▶ **To do**
Return the lines below exactly, from the first line to the line that contains "import plotly.graph_objects as go". Leave out pictures.

-- begin --

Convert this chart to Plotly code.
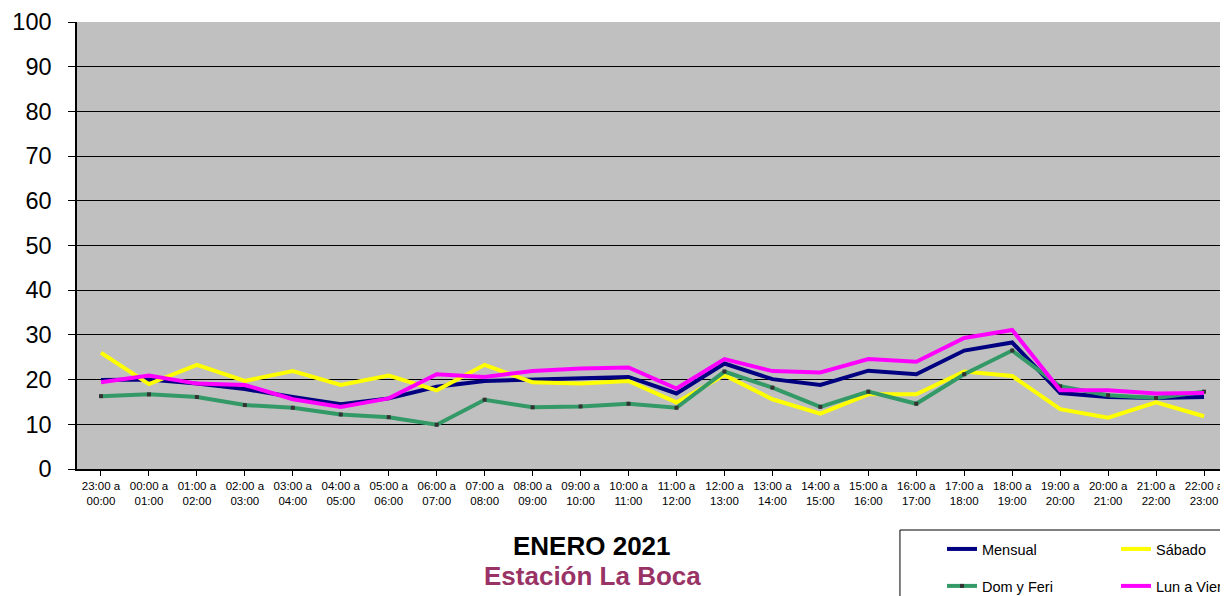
import plotly.graph_objects as go

horas = ["23:00 a<br>00:00", "00:00 a<br>01:00", "01:00 a<br>02:00", "02:00 a<br>03:00",
         "03:00 a<br>04:00", "04:00 a<br>05:00", "05:00 a<br>06:00", "06:00 a<br>07:00",
         "07:00 a<br>08:00", "08:00 a<br>09:00", "09:00 a<br>10:00", "10:00 a<br>11:00",
         "11:00 a<br>12:00", "12:00 a<br>13:00", "13:00 a<br>14:00", "14:00 a<br>15:00",
         "15:00 a<br>16:00", "16:00 a<br>17:00", "17:00 a<br>18:00", "18:00 a<br>19:00",
         "19:00 a<br>20:00", "20:00 a<br>21:00", "21:00 a<br>22:00", "22:00 a<br>23:00"]

mensual = [19.9, 20.0, 19.1, 17.9, 16.1, 14.5, 15.8, 18.4, 19.7, 20.0, 20.3, 20.6,
           16.9, 23.6, 20.1, 18.8, 22.0, 21.2, 26.5, 28.3, 17.0, 16.1, 15.9, 16.1]
sabado = [26.0, 19.0, 23.3, 19.7, 21.9, 18.8, 20.9, 17.6, 23.3, 19.4, 19.1, 19.7,
          14.9, 21.0, 15.6, 12.4, 16.7, 16.7, 21.8, 20.8, 13.4, 11.5, 14.9, 11.8]
dom_feri = [16.3, 16.7, 16.1, 14.3, 13.7, 12.2, 11.6, 9.9, 15.5, 13.8, 14.0, 14.6,
            13.7, 21.8, 18.2, 13.9, 17.3, 14.6, 21.2, 26.5, 18.5, 16.5, 15.9, 17.3]
lun_vier = [19.4, 20.9, 19.1, 18.8, 15.6, 13.9, 15.8, 21.2, 20.6, 21.9, 22.5, 22.7,
            18.0, 24.6, 21.9, 21.6, 24.6, 24.0, 29.3, 31.1, 17.6, 17.6, 16.9, 17.0]

x = list(range(len(horas)))

fig = go.Figure()
fig.add_trace(go.Scatter(x=x, y=mensual, name="Mensual", mode="lines",
                         line=dict(color="#000080", width=4), legend="legend"))
fig.add_trace(go.Scatter(x=x, y=sabado, name="Sábado", mode="lines",
                         line=dict(color="#FFFF00", width=4), legend="legend"))
fig.add_trace(go.Scatter(x=x, y=dom_feri, name="Dom y Feri", mode="lines+markers",
                         line=dict(color="#339966", width=4),
                         marker=dict(symbol="square", size=4, color="#333333"),
                         legend="legend2"))
fig.add_trace(go.Scatter(x=x, y=lun_vier, name="Lun a Vier", mode="lines",
                         line=dict(color="#FF00FF", width=4), legend="legend2"))

fig.update_xaxes(tickmode="array", tickvals=x, ticktext=horas, range=[-0.5, 23.5],
                 tickfont=dict(size=11.5, color="black"), showgrid=False, zeroline=False,
                 showline=True, linecolor="black", linewidth=1.5,
                 ticks="outside", ticklen=5, tickcolor="black", tickson="boundaries")
fig.update_yaxes(range=[0, 100], dtick=10, tickfont=dict(size=23.5, color="black"),
                 showgrid=True, gridcolor="black", gridwidth=1,
                 showline=True, linecolor="black", linewidth=1.5,
                 ticks="outside", ticklen=7, tickcolor="black", zeroline=False,
                 ticklabelstandoff=12)

leg = dict(orientation="h", font=dict(size=14.5, color="black"), bgcolor="rgba(0,0,0,0)",
           entrywidth=129, entrywidthmode="pixels", xanchor="left", yanchor="middle",
           x=0.7515, tracegroupgap=0)

# the page adds an 8px body margin: figure shifted by 8px, a bit wider than the window
# so the legend on the right edge is not clipped
fig.update_layout(
    width=1236, height=588,
    margin=dict(l=69, r=16, t=14, b=127, autoexpand=False),
    plot_bgcolor="#C0C0C0", paper_bgcolor="white",
    font=dict(family="Liberation Sans, Arial, sans-serif"),
    legend=dict(leg, y=-0.179),
    legend2=dict(leg, y=-0.2617),
    shapes=[dict(type="rect", xref="paper", yref="paper", x0=0.715, x1=1.05,
                 y0=-0.35, y1=-0.1365, line=dict(color="black", width=1),
                 fillcolor="white", layer="below")],
    annotations=[
        dict(text="<b>ENERO 2021</b>", xref="paper", yref="paper", x=0.4475, y=-0.1723,
             yanchor="middle", showarrow=False, font=dict(size=26, color="black")),
        dict(text="<b>Estación La Boca</b>", xref="paper", yref="paper", x=0.4475, y=-0.2394,
             yanchor="middle", showarrow=False, font=dict(size=26, color="#993366")),
    ],
)

fig.write_html("out.html")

-- end --

▶ **Response to the exercise**
Convert this chart to Plotly code.
import plotly.graph_objects as go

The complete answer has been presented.